Oddly, however, the EURA does not expressly disapply sections 7A(3) and 7B(3) in the EU(W)A, and is otherwise largely silent on relevant, hierarchical matters except in three places:
- The Protocol on VAT and Debt Recovery and the Social Security co-ordination provisions: section 22(1) on the Protocol states that the TCA’s provisions have effect “in spite of anything in any enactment”. This is to be contrasted with section 26(2) (direct implementation of the social security co-ordination provisions of the TCA), which states that: “[a]ny enactment has effect on and after the relevant day with such modifications as are required in consequence of [the direct implementation] or otherwise for the purposes of implementing the provisions mentioned”. It is unclear whether the difference in wording is intended to have, or indeed has, any impact. (The section 26 wording is to be preferred, despite its prolixity.)
- The general implementation provision: section 29(1) states that “[e]xisting domestic law” has effect “with such modifications as are required for the purposes of implementing” the TCA or SOIA.
It appears that for these categories of “relevant relationship agreement law”, the intention is that they do trump conflicting “relevant separation agreement law”. Whether this is successful will depend on whether (i) sections 22, 26 and 29 are interpreted by the Courts as (sufficiently) expressly overriding sections 7A(3) and 7B(3) of the EU(W)A, or, in any event (ii) implied revision of the EU(W)A is actually sufficient despite its terms (depending on whether that Act is a constitutional statute and/or whether the “relevant separation agreement law” implemented by it enjoys that status and to what extent).
In any event, the other sections of the EURA are silent.

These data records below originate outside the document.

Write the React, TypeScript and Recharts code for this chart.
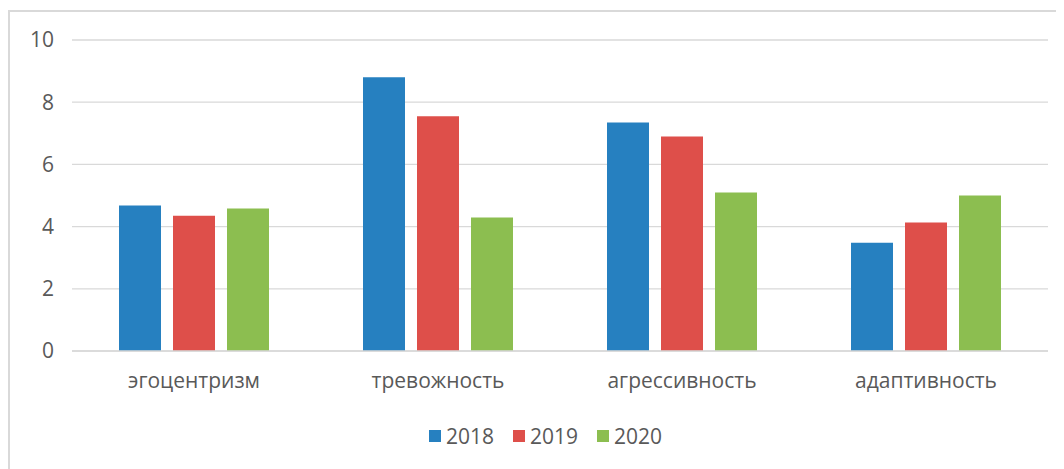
import { BarChart, Bar, XAxis, YAxis, CartesianGrid, Legend } from "recharts";

const categories = ["эгоцентризм", "тревожность", "агрессивность", "адаптивность"];
const values2018 = [4.68, 8.8, 7.35, 3.48];
const values2019 = [4.35, 7.55, 6.9, 4.13];
const values2020 = [4.58, 4.29, 5.1, 5.0];
const yTicks = [0, 2, 4, 6, 8, 10];

const SERIES = [
  { key: "2018", color: "#2680C0" },
  { key: "2019", color: "#DE4F4A" },
  { key: "2020", color: "#8CBE50" },
];

const FONT = "'Open Sans', 'DejaVu Sans', sans-serif";
const TEXT = "#595959";

const data = categories.map((name, i) => ({
  name,
  "2018": values2018[i],
  "2019": values2019[i],
  "2020": values2020[i],
}));

function LegendContent() {
  return (
    <div
      style={{
        display: "flex",
        justifyContent: "center",
        alignItems: "center",
        gap: 19,
        fontFamily: FONT,
        fontSize: 21,
        color: TEXT,
        height: 30,
        paddingLeft: 33,
      }}
    >
      {SERIES.map((s) => (
        <div key={s.key} style={{ display: "flex", alignItems: "center", gap: 5 }}>
          <span style={{ width: 12, height: 12, background: s.color, display: "inline-block" }} />
          <span>{s.key}</span>
        </div>
      ))}
    </div>
  );
}

export default function App() {
  return (
    <div
      style={{
        marginTop: 2,
        width: 1056,
        height: 459,
        borderTop: "2px solid #d9d9d9",
        borderLeft: "2px solid #d9d9d9",
        boxSizing: "border-box",
        background: "#fff",
      }}
    >
      <BarChart
        width={1044}
        height={455}
        data={data}
        margin={{ top: 28, right: 6, left: 0, bottom: 16 }}
        barGap={12}
        barSize={42}
      >
        <CartesianGrid vertical={false} stroke="#d9d9d9" strokeWidth={1.3} />
        <XAxis
          dataKey="name"
          height={70}
          tickLine={false}
          axisLine={{ stroke: "#d9d9d9", strokeWidth: 1.3 }}
          tickMargin={16}
          tick={{ fill: TEXT, fontSize: 21, fontFamily: FONT }}
        />
        <YAxis
          width={62}
          domain={[0, 10]}
          ticks={yTicks}
          tickLine={false}
          axisLine={false}
          tickMargin={12}
          tick={{ fill: TEXT, fontSize: 21, fontFamily: FONT }}
        />
        <Legend verticalAlign="bottom" height={30} content={<LegendContent />} />
        {SERIES.map((s) => (
          <Bar key={s.key} dataKey={s.key} fill={s.color} isAnimationActive={false} />
        ))}
      </BarChart>
    </div>
  );
}
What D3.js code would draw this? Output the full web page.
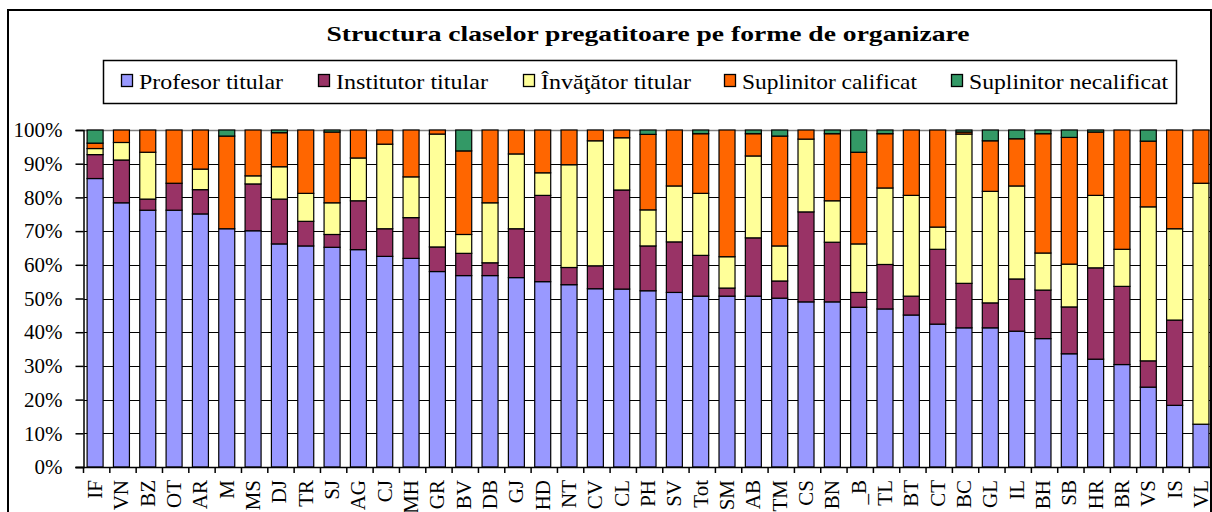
<!DOCTYPE html>
<html><head><meta charset="utf-8">
<script src="https://cdn.jsdelivr.net/npm/d3@7"></script>
<style>
html,body{margin:0;padding:0;background:#fff;}
svg{display:block;}
text{font-family:"Liberation Serif","Times New Roman",serif;fill:#000;}
</style></head>
<body>
<svg id="c" width="1212" height="512"></svg>
<script>
const title = "Structura claselor pregatitoare pe forme de organizare";
const categories = ["IF","VN","BZ","OT","AR","M","MS","DJ","TR","SJ","AG","CJ","MH","GR","BV","DB","GJ","HD","NT","CV","CL","PH","SV","Tot","SM","AB","TM","CS","BN","_B","TL","BT","CT","BC","GL","IL","BH","SB","HR","BR","VS","IS","VL"];
const seriesNames = ["Profesor titular","Institutor titular","Învăţător titular","Suplinitor calificat","Suplinitor necalificat"];
const profesor    = [85.6,78.4,76.2,76.2,75.1,70.7,70.1,66.2,65.6,65.2,64.5,62.5,61.9,58,56.8,56.8,56.2,55,54.1,52.9,52.8,52.3,51.8,50.7,50.7,50.7,50.1,49,49,47.4,46.9,45.1,42.4,41.3,41.3,40.3,38.1,33.6,32,30.4,23.7,18.3,12.7];
const institutor  = [7.1,12.7,3.3,8,7.2,0,13.9,13.3,7.3,3.8,14.5,8.2,12.1,7.3,6.6,3.8,14.5,25.6,5.1,6.8,29.4,13.3,15,12.1,2.4,17.3,5.1,26.7,17.7,4.4,13.2,5.6,22.2,13.2,7.4,15.5,14.4,13.9,27.1,23.2,7.8,25.3,0];
const invatator   = [1.8,5.2,13.9,0,6.1,0,2.4,9.6,8.3,9.4,12.7,25.1,12.1,33.5,5.6,17.8,22.2,6.7,30.5,37.1,15.5,10.7,16.6,18.4,9.3,24.3,10.4,21.6,12.3,14.4,22.7,29.9,6.6,44.3,33.1,27.6,11,12.7,21.5,11,45.7,27.1,71.5];
const calificat   = [1.6,3.7,6.6,15.8,11.6,27.5,13.6,10.1,18.8,21,8.3,4.2,13.9,1.2,24.8,21.6,7.1,12.7,10.3,3.2,2.3,22.4,16.6,17.7,37.6,6.6,32.6,2.7,19.9,27.2,16.1,19.4,28.8,0.6,15,14,35.4,37.6,18.8,35.4,19.5,29.3,15.8];
const necalificat = [3.9,0,0,0,0,1.8,0,0.8,0,0.6,0,0,0,0,6.2,0,0,0,0,0,0,1.3,0,1.1,0,1.1,1.8,0,1.1,6.6,1.1,0,0,0.6,3.2,2.6,1.1,2.2,0.6,0,3.3,0,0];
const yTicks = [0,0.1,0.2,0.3,0.4,0.5,0.6,0.7,0.8,0.9,1];
const colors = ["#9999FF","#993366","#FFFF99","#FF6600","#339966"];

const seriesValues = [profesor,institutor,invatator,calificat,necalificat];
const keys = ["p","i","v","c","n"];
const table = categories.map((c,j)=>{const o={cat:c}; keys.forEach((k,s)=>o[k]=seriesValues[s][j]); return o;});
const stacked = d3.stack().keys(keys).offset(d3.stackOffsetExpand)(table);

const svg = d3.select("#c");
// outer frame
svg.append("rect").attr("x",8).attr("y",10).attr("width",1203).attr("height",520)
  .attr("fill","#fff").attr("stroke","#000").attr("stroke-width",2);

// title
svg.append("text").attr("x",648).attr("y",41).attr("text-anchor","middle")
  .attr("font-weight","bold").attr("font-size",22)
  .attr("textLength",643).attr("lengthAdjust","spacingAndGlyphs").text(title);

// legend
const lg = svg.append("g");
lg.append("rect").attr("x",103.5).attr("y",60.5).attr("width",1073).attr("height",43)
  .attr("fill","#fff").attr("stroke","#000").attr("stroke-width",1.5);
const legX = [121,318,523,724,951];
const legW = [144,152,150,175,199];
seriesNames.forEach((n,i)=>{
  lg.append("rect").attr("x",legX[i]+0.5).attr("y",74.5).attr("width",11).attr("height",12)
    .attr("fill",colors[i]).attr("stroke","#000").attr("stroke-width",1.3);
  lg.append("text").attr("x",legX[i]+18).attr("y",89).attr("font-size",22)
    .attr("textLength",legW[i]).attr("lengthAdjust","spacingAndGlyphs").text(n);
});

// scales
const step = 26.33, x0 = 83.5;
const x = d3.scaleBand().domain(categories).range([x0, x0+step*categories.length]).paddingInner(0).paddingOuter(0);
const y = d3.scaleLinear().domain([0,1]).range([467,130]);

// gridlines
svg.append("g").selectAll("line").data(yTicks.filter(t=>t>0&&t<1)).join("line")
  .attr("x1",x0).attr("x2",1212).attr("y1",d=>Math.round(y(d))+0.5).attr("y2",d=>Math.round(y(d))+0.5)
  .attr("stroke","#000").attr("stroke-width",1);
svg.append("line").attr("x1",x0).attr("x2",1212).attr("y1",y(1)+0.5).attr("y2",y(1)+0.5)
  .attr("stroke","#808080").attr("stroke-width",1.5);

// bars
const barOff = 3.6, barW = 16;
const gBars = svg.append("g");
stacked.forEach((layer,s)=>{
  gBars.selectAll(null).data(layer.filter(d=>d[1]-d[0]>0)).join("rect")
    .attr("x",d=>x(d.data.cat)+barOff).attr("width",barW)
    .attr("y",d=>y(d[1])).attr("height",d=>y(d[0])-y(d[1]))
    .attr("fill",colors[s]).attr("stroke","#000").attr("stroke-width",1.2);
});

// y axis
const yAxis = d3.axisLeft(y).tickValues(yTicks).tickFormat(d3.format(".0%")).tickSize(8).tickPadding(13);
const ya = svg.append("g").attr("transform",`translate(${x0},0)`).call(yAxis);
ya.select(".domain").attr("stroke","#000").attr("stroke-width",1.5);
ya.selectAll(".tick line").attr("stroke","#000").attr("stroke-width",1.5);
ya.selectAll(".tick text").attr("font-size",21).attr("font-family","Liberation Serif, Times New Roman, serif").attr("fill","#000").attr("dy","0.32em");

// x axis
const xa = svg.append("g").attr("transform","translate(0,467)");
xa.append("line").attr("x1",x0-8).attr("x2",1212).attr("y1",0.5).attr("y2",0.5).attr("stroke","#000").attr("stroke-width",1.5);
xa.selectAll("line.t").data(categories).join("line").attr("class","t")
  .attr("x1",d=>x(d)).attr("x2",d=>x(d)).attr("y1",0).attr("y2",6).attr("stroke","#000").attr("stroke-width",1.5);
xa.selectAll("text").data(categories).join("text")
  .attr("transform",d=>`translate(${x(d)+barOff+barW/2+7},13) rotate(-90)`)
  .attr("text-anchor","end").attr("font-size",21).text(d=>d);

// frame right edge on top
svg.append("line").attr("x1",1211).attr("x2",1211).attr("y1",10).attr("y2",512).attr("stroke","#000").attr("stroke-width",2);
</script>
</body></html>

To the extent that the other implementations in the Act or regulations made under it do not expressly reverse the effect of sections7A(3) and 7B(3) of the EU(W)A, this is problematic and uncertain, to say the least. (NB the general implementation provision in section 29 only applies to the extent that others do not, so it cannot be used as a ‘back door’ to give supremacy for all the Agreements’ domestic law implementations.) Perhaps the answer lies in recognising that, interesting as these questions are as a matter of theory, the hierarchical issue between “relevant separation agreement” and “relevant relationship agreement law” may not arise in practice, especially outside the domains covered by sections 22, 26 and 29. First, there may not be any other conflicts between the two sets of laws by the very nature of the distinct material covered by the Withdrawal Agreements, on the one hand, and the future relationship agreements, on the other – they may not overlap in other areas. Second, any conflicting “relevant separation agreement law” may have been expressly amended by the EURA (or secondary legislation under it) so that no conflict issues arise. Third, regulations to amend “relevant separation agreement law” may quickly be made so that any conflict does not arise for very long.
I am grateful to Professor Mark Elliott (St Catharine’s College, University of Cambridge) for discussions and his review of an earlier draft of this post. Any errors remain solely my own.